Nor is the conclusion of the circuit court justified by its finding that these deeds were only constructively fraudulent. Usually, and in these cases always, the consequences of fraud are not determined by its character. In order that an act be constructively fraudulent it is essential that it would, either in the particular case or in common experience, lead to consequences equivalent to those following actual fraud. By the act of the debtor these lands had been placed beyond the reach of an execution at law. The creditor’s resort to equity being thus made necessary, neither the principles nor the statutory provisions involved suggest that his rights may be affected by considering whether the act of the debtor proceeded from evil design or from an innocent mistake respecting his financial condition when the deed of gift was made.

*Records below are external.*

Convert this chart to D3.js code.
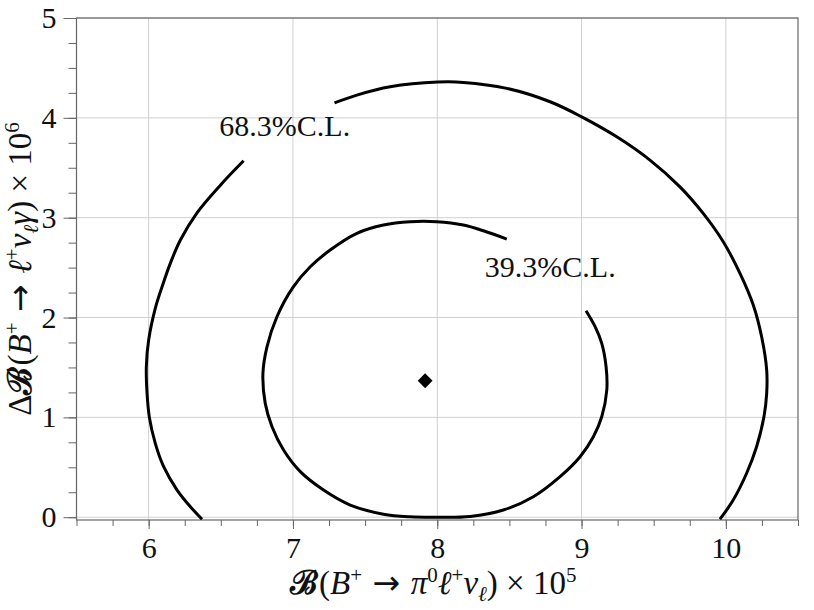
<!DOCTYPE html>
<html><head><meta charset="utf-8">
<script src="https://cdn.jsdelivr.net/npm/d3@7"></script>
<style>body{margin:0;background:#fff}</style>
</head><body><svg id="c" width="814" height="610"></svg>
<script>
// ---- data ----
const xMajor = [6, 7, 8, 9, 10];
const yMajor = [0, 1, 2, 3, 4, 5];
const xMinor = [5.5,5.75,6,6.25,6.5,6.75,7,7.25,7.5,7.75,8,8.25,8.5,8.75,9,9.25,9.5,9.75,10,10.25,10.5];
const yMinor = [0,0.25,0.5,0.75,1,1.25,1.5,1.75,2,2.25,2.5,2.75,3,3.25,3.5,3.75,4,4.25,4.5,4.75,5];

// 68.3% C.L. contour, left piece (label gap at top-left)
const outerLeftX = [6.658,6.497,6.335,6.220,6.150,6.093,6.046,6.000,5.984,5.989,6.005,6.046,6.104,6.197,6.289,6.370];
const outerLeftY = [3.570,3.326,3.049,2.776,2.542,2.308,2.092,1.774,1.507,1.240,1.000,0.740,0.506,0.272,0.105,-0.02];
// 68.3% C.L. contour, top/right piece
const outerRightX = [7.288,7.443,7.674,8.004,8.181,8.482,8.782,9.001,9.244,9.474,9.682,9.843,9.982,10.098,10.190,10.248,10.283,10.283,10.264,10.213,10.144,10.051,9.959];
const outerRightY = [4.150,4.228,4.311,4.358,4.355,4.295,4.161,4.010,3.810,3.577,3.309,3.043,2.759,2.442,2.125,1.807,1.474,1.241,1.006,0.706,0.440,0.172,-0.02];
// 39.3% C.L. contour (gap at top-right for label)
const innerX = [8.482,8.320,8.181,7.997,7.812,7.627,7.443,7.258,7.120,7.000,6.889,6.820,6.792,6.808,6.855,6.935,7.051,7.212,7.397,7.627,7.812,7.997,8.228,8.458,8.666,8.851,8.990,9.082,9.140,9.175,9.170,9.140,9.094,9.031];
const innerY = [2.786,2.869,2.926,2.959,2.959,2.926,2.843,2.676,2.508,2.302,2.008,1.707,1.441,1.140,0.906,0.673,0.456,0.272,0.122,0.030,0.004,0.000,0.008,0.072,0.205,0.406,0.606,0.806,1.006,1.274,1.507,1.741,1.908,2.068];
// best-fit point
const bestX = [7.916];
const bestY = [1.367];
// contour labels
const labelText = ["68.3%C.L.", "39.3%C.L."];
const labelX = [6.49, 8.33];
const labelY = [3.817, 2.402];

// ---- layout ----
const svg = d3.select("#c");
const L = 76.5, R = 798, T = 18, B = 520;
const x = d3.scaleLinear().domain([5.5, 10.5]).range([L, R]);
const y = d3.scaleLinear().domain([-0.028, 5.0]).range([B, T]);
const FONT = "'Liberation Serif', 'DejaVu Serif', serif";
const spine = "#666";

// grid
const g = svg.append("g");
g.selectAll(".gx").data(xMajor).join("line")
  .attr("x1", d => x(d)).attr("x2", d => x(d)).attr("y1", T).attr("y2", B)
  .attr("stroke", "#d0d0d0").attr("stroke-width", 1);
g.selectAll(".gy").data(yMajor).join("line")
  .attr("y1", d => y(d)).attr("y2", d => y(d)).attr("x1", L).attr("x2", R)
  .attr("stroke", "#d0d0d0").attr("stroke-width", 1);

// axes
function styleAxis(sel) {
  sel.select(".domain").remove();
  sel.selectAll(".tick line").attr("stroke", spine).attr("stroke-width", 1);
  sel.selectAll("text").attr("font-family", FONT).attr("font-size", 30).attr("fill", "#111");
}
svg.append("g").attr("transform", `translate(0,${B})`)
  .call(d3.axisBottom(x).tickValues(xMinor).tickSize(6).tickFormat(""))
  .call(styleAxis);
svg.append("g").attr("transform", `translate(0,${B})`)
  .call(d3.axisBottom(x).tickValues(xMajor).tickSize(9).tickPadding(8).tickFormat(d3.format("d")))
  .call(styleAxis);
svg.append("g").attr("transform", `translate(${L},0)`)
  .call(d3.axisLeft(y).tickValues(yMinor).tickSize(8).tickFormat(""))
  .call(styleAxis);
svg.append("g").attr("transform", `translate(${L},0)`)
  .call(d3.axisLeft(y).tickValues(yMajor).tickSize(13).tickPadding(7).tickFormat(d3.format("d")))
  .call(styleAxis);

// frame
svg.append("rect").attr("x", L).attr("y", T).attr("width", R - L).attr("height", B - T)
  .attr("fill", "none").attr("stroke", spine).attr("stroke-width", 1.2);

// clip
svg.append("clipPath").attr("id", "clip").append("rect")
  .attr("x", L).attr("y", T).attr("width", R - L).attr("height", B - T);

const line = d3.line().x(d => x(d[0])).y(d => y(d[1])).curve(d3.curveCatmullRom.alpha(0.5));
const curves = [
  d3.zip(outerLeftX, outerLeftY),
  d3.zip(outerRightX, outerRightY),
  d3.zip(innerX, innerY)
];
svg.append("g").attr("clip-path", "url(#clip)")
  .selectAll("path").data(curves).join("path")
  .attr("d", line).attr("fill", "none").attr("stroke", "#000").attr("stroke-width", 3)
  .attr("stroke-linecap", "butt");

// best point (diamond)
svg.selectAll(".best").data(d3.zip(bestX, bestY)).join("path")
  .attr("transform", d => `translate(${x(d[0])},${y(d[1])}) rotate(45)`)
  .attr("d", d3.symbol(d3.symbolSquare, 110)()).attr("fill", "#000");

// contour labels
svg.selectAll(".lab").data(d3.zip(labelText, labelX, labelY)).join("text")
  .attr("x", d => x(d[1])).attr("y", d => y(d[2]))
  .attr("font-family", FONT).attr("font-size", 30).attr("fill", "#111")
  .text(d => d[0]);

// axis titles with super/subscripts
function richText(sel, parts) {
  let cur = 0;
  parts.forEach(p => {
    const shift = p.s === "sup" ? -12 : p.s === "sub" ? 7 : 0;
    const ts = sel.append("tspan").attr("dy", shift - cur).text(p.t);
    cur = shift;
    if (p.s) ts.attr("font-size", 21);
    if (p.i) ts.attr("font-style", "italic");
    if (p.b) ts.attr("font-weight", "bold");
    if (p.f) ts.attr("font-family", p.f);
    if (p.dx) ts.attr("dx", p.dx);
  });
}
const xt = svg.append("text").attr("x", (L + R) / 2 - 4).attr("y", 594)
  .attr("text-anchor", "middle").attr("font-family", FONT).attr("font-size", 33).attr("fill", "#111");
richText(xt, [
  {t: "ℬ", b: 1, f: "'DejaVu Serif'"}, {t: "(", dx: 1}, {t: "B", i: 1}, {t: "+", s: "sup"}, {t: " → ", f: "'DejaVu Sans'"},
  {t: "π", i: 1}, {t: "0", s: "sup"}, {t: "ℓ", i: 1}, {t: "+", s: "sup"}, {t: "ν", i: 1},
  {t: "ℓ", s: "sub", i: 1}, {t: ") × 10"}, {t: "5", s: "sup"}
]);
const yt = svg.append("text").attr("transform", `translate(31,${(T + B) / 2}) rotate(-90)`)
  .attr("text-anchor", "middle").attr("font-family", FONT).attr("font-size", 33).attr("fill", "#111");
richText(yt, [
  {t: "Δ"}, {t: "ℬ", b: 1, f: "'DejaVu Serif'"}, {t: "(", dx: 1}, {t: "B", i: 1}, {t: "+", s: "sup"}, {t: " → ", f: "'DejaVu Sans'"},
  {t: "ℓ", i: 1}, {t: "+", s: "sup"}, {t: "ν", i: 1}, {t: "ℓ", s: "sub", i: 1}, {t: "γ", i: 1},
  {t: ") × 10"}, {t: "6", s: "sup"}
]);
</script>
</body></html>
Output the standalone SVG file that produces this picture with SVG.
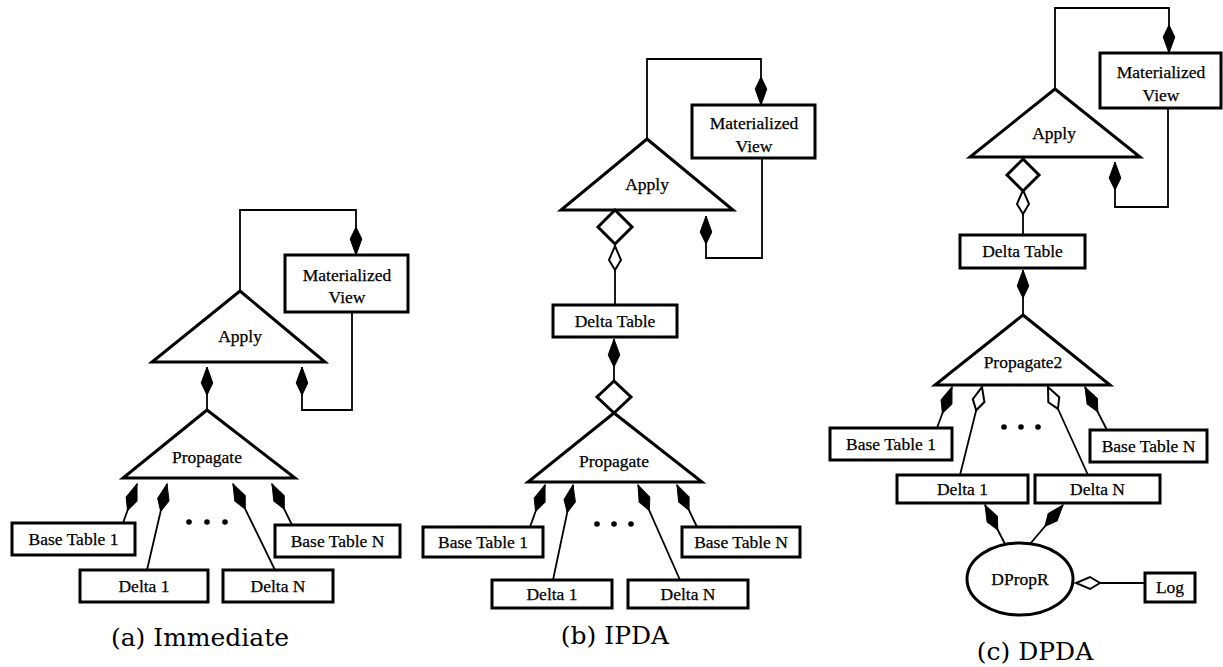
<svg xmlns="http://www.w3.org/2000/svg" width="1223" height="667" viewBox="0 0 1223 667">
<style>
.box{fill:#fff;stroke:#000;stroke-width:3}
.tri{fill:#fff;stroke:#000;stroke-width:3;stroke-linejoin:miter}
.dia{fill:#fff;stroke:#000;stroke-width:3}
.ln{fill:none;stroke:#000;stroke-width:1.8}
.lbl{font-family:"Liberation Serif","Times New Roman",serif;font-size:17.5px;text-anchor:middle;fill:#000;stroke:#000;stroke-width:0.25}
.cap{font-family:"DejaVu Serif",serif;font-size:25px;text-anchor:middle;fill:#000}
.dot{fill:#000}
</style>
<defs>
<marker id="fa" markerUnits="userSpaceOnUse" orient="auto" refX="28" refY="0" markerWidth="30" markerHeight="14" overflow="visible">
<path d="M0,0 L12,-5.8 L28,0 L12,5.8 Z" fill="#000" stroke="#000" stroke-width="1"/>
</marker>
<marker id="ha" markerUnits="userSpaceOnUse" orient="auto" refX="24" refY="0" markerWidth="26" markerHeight="14" overflow="visible">
<path d="M0,0 L10,-6 L24,0 L10,6 Z" fill="#fff" stroke="#000" stroke-width="2"/>
</marker>
</defs>
<rect width="1223" height="667" fill="#fff"/>

<!-- ===== (a) Immediate ===== -->
<g id="connectors-a">
<path class="ln" d="M240,291 V210 H356 V255" marker-end="url(#fa)"/>
<path class="ln" d="M352,312 V410 H302 V367" marker-end="url(#fa)"/>
<path class="ln" d="M207,410 V367" marker-end="url(#fa)"/>
<path class="ln" d="M123,523 L137,484" marker-end="url(#fa)"/>
<path class="ln" d="M147,570 L167,484" marker-end="url(#fa)"/>
<path class="ln" d="M275,570 L233,484" marker-end="url(#fa)"/>
<path class="ln" d="M292,525 L272,484" marker-end="url(#fa)"/>
</g>
<g id="a-apply"><polygon class="tri" points="240,291 325,362 152,362"/><text class="lbl" x="240" y="342">Apply</text></g>
<g id="a-mview"><rect class="box" x="285" y="255" width="123" height="57"/><text class="lbl" x="347" y="281">Materialized</text><text class="lbl" x="347" y="303">View</text></g>
<g id="a-propagate"><polygon class="tri" points="207,410 295,478 123,478"/><text class="lbl" x="207" y="463">Propagate</text></g>
<g id="a-base1"><rect class="box" x="12" y="523" width="123" height="32"/><text class="lbl" x="73.5" y="545">Base Table 1</text></g>
<g id="a-delta1"><rect class="box" x="80" y="570" width="128" height="32"/><text class="lbl" x="144" y="592">Delta 1</text></g>
<g id="a-deltaN"><rect class="box" x="223" y="570" width="110" height="32"/><text class="lbl" x="278" y="592">Delta N</text></g>
<g id="a-baseN"><rect class="box" x="275" y="525" width="125" height="32"/><text class="lbl" x="337.5" y="547">Base Table N</text></g>
<g id="a-dots"><circle class="dot" cx="189" cy="522" r="2.8"/><circle class="dot" cx="207" cy="522" r="2.8"/><circle class="dot" cx="225" cy="522" r="2.8"/></g>
<text class="cap" x="200" y="646">(a) Immediate</text>

<!-- ===== (b) IPDA ===== -->
<g id="connectors-b">
<path class="ln" d="M647,139 V59 H761 V105" marker-end="url(#fa)"/>
<path class="ln" d="M762,158 V258 H706 V216" marker-end="url(#fa)"/>
<path class="ln" d="M615,305 V246" marker-end="url(#ha)"/>
<path class="ln" d="M614,381 V339" marker-end="url(#fa)"/>
<path class="ln" d="M530,527 L545,485" marker-end="url(#fa)"/>
<path class="ln" d="M553,580 L573,485" marker-end="url(#fa)"/>
<path class="ln" d="M680,580 L638,485" marker-end="url(#fa)"/>
<path class="ln" d="M697,527 L677,485" marker-end="url(#fa)"/>
</g>
<g id="b-apply"><polygon class="tri" points="647,139 733,210 561,210"/><text class="lbl" x="647" y="190">Apply</text></g>
<g id="b-diamond1"><polygon class="dia" points="615,210 632,227 615,244 598,227"/></g>
<g id="b-mview"><rect class="box" x="692" y="105" width="123" height="53"/><text class="lbl" x="754" y="129">Materialized</text><text class="lbl" x="754" y="152">View</text></g>
<g id="b-deltatable"><rect class="box" x="553" y="305" width="124" height="32"/><text class="lbl" x="615" y="327">Delta Table</text></g>
<g id="b-propagate"><polygon class="tri" points="614,413 702,482 528,482"/><text class="lbl" x="614" y="467">Propagate</text></g>
<g id="b-diamond2"><polygon class="dia" points="614,381 631,397 614,413 597,397"/></g>
<g id="b-base1"><rect class="box" x="423" y="527" width="120" height="30"/><text class="lbl" x="483" y="548">Base Table 1</text></g>
<g id="b-delta1"><rect class="box" x="492" y="580" width="120" height="28"/><text class="lbl" x="552" y="600">Delta 1</text></g>
<g id="b-deltaN"><rect class="box" x="628" y="580" width="120" height="28"/><text class="lbl" x="688" y="600">Delta N</text></g>
<g id="b-baseN"><rect class="box" x="682" y="527" width="118" height="30"/><text class="lbl" x="741" y="548">Base Table N</text></g>
<g id="b-dots"><circle class="dot" cx="597" cy="524" r="2.8"/><circle class="dot" cx="614" cy="524" r="2.8"/><circle class="dot" cx="631" cy="524" r="2.8"/></g>
<text class="cap" x="615" y="644">(b) IPDA</text>

<!-- ===== (c) DPDA ===== -->
<g id="connectors-c">
<path class="ln" d="M1055,89 V8 H1169 V53" marker-end="url(#fa)"/>
<path class="ln" d="M1168,108 V207 H1115 V162" marker-end="url(#fa)"/>
<path class="ln" d="M1023,235 V190" marker-end="url(#ha)"/>
<path class="ln" d="M1023,315 V270" marker-end="url(#fa)"/>
<path class="ln" d="M937,428 L952,387" marker-end="url(#fa)"/>
<path class="ln" d="M960,475 L982,387" marker-end="url(#ha)"/>
<path class="ln" d="M1088,475 L1048,387" marker-end="url(#ha)"/>
<path class="ln" d="M1107,430 L1085,387" marker-end="url(#fa)"/>
<path class="ln" d="M1005,544 L985,505" marker-end="url(#fa)"/>
<path class="ln" d="M1030,544 L1063,505" marker-end="url(#fa)"/>
<path class="ln" d="M1145,583 H1076" marker-end="url(#ha)"/>
</g>
<g id="c-apply"><polygon class="tri" points="1055,89 1140,157 970,157"/><text class="lbl" x="1054" y="139">Apply</text></g>
<g id="c-diamond"><polygon class="dia" points="1023,159 1039,175 1023,191 1007,175"/></g>
<g id="c-mview"><rect class="box" x="1100" y="53" width="121" height="55"/><text class="lbl" x="1161" y="78">Materialized</text><text class="lbl" x="1161" y="101">View</text></g>
<g id="c-deltatable"><rect class="box" x="960" y="235" width="125" height="33"/><text class="lbl" x="1022.5" y="257">Delta Table</text></g>
<g id="c-propagate2"><polygon class="tri" points="1023,315 1110,385 935,385"/><text class="lbl" x="1023" y="368">Propagate2</text></g>
<g id="c-base1"><rect class="box" x="830" y="428" width="122" height="32"/><text class="lbl" x="891" y="450">Base Table 1</text></g>
<g id="c-delta1"><rect class="box" x="897" y="475" width="131" height="28"/><text class="lbl" x="962.5" y="495">Delta 1</text></g>
<g id="c-deltaN"><rect class="box" x="1035" y="475" width="125" height="28"/><text class="lbl" x="1097.5" y="495">Delta N</text></g>
<g id="c-baseN"><rect class="box" x="1090" y="430" width="117" height="32"/><text class="lbl" x="1148.5" y="452">Base Table N</text></g>
<g id="c-dots"><circle class="dot" cx="1004" cy="427" r="2.8"/><circle class="dot" cx="1021" cy="427" r="2.8"/><circle class="dot" cx="1038" cy="427" r="2.8"/></g>
<g id="c-dpropr"><ellipse cx="1020" cy="579" rx="53" ry="36" fill="#fff" stroke="#000" stroke-width="3"/><text class="lbl" x="1020" y="585">DPropR</text></g>
<g id="c-log"><rect class="box" x="1145" y="573" width="50" height="29"/><text class="lbl" x="1170" y="593">Log</text></g>
<text class="cap" x="1035" y="660">(c) DPDA</text>
</svg>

The language of the limiting section of the statute and of the saving clause obviously comprehends constructive as well as actual fraud. It being admitted that constructive fraud is included in the provisions of the statute by which the right of action is defined and in that by which it is limited, an exception should not by interpretation be imported into that by which it is saved. The controlling fact found by the circuit court is that the action was brought within four years after the actual discovery of the fraud. It is gratifying to believe that long and. uniform practice has prepared the bar of the state for these conclusions.

Judgment reversed and judgment for plaintiff.

Burket, O. J., Spear, Davis, Price and Crew, JJ., concur.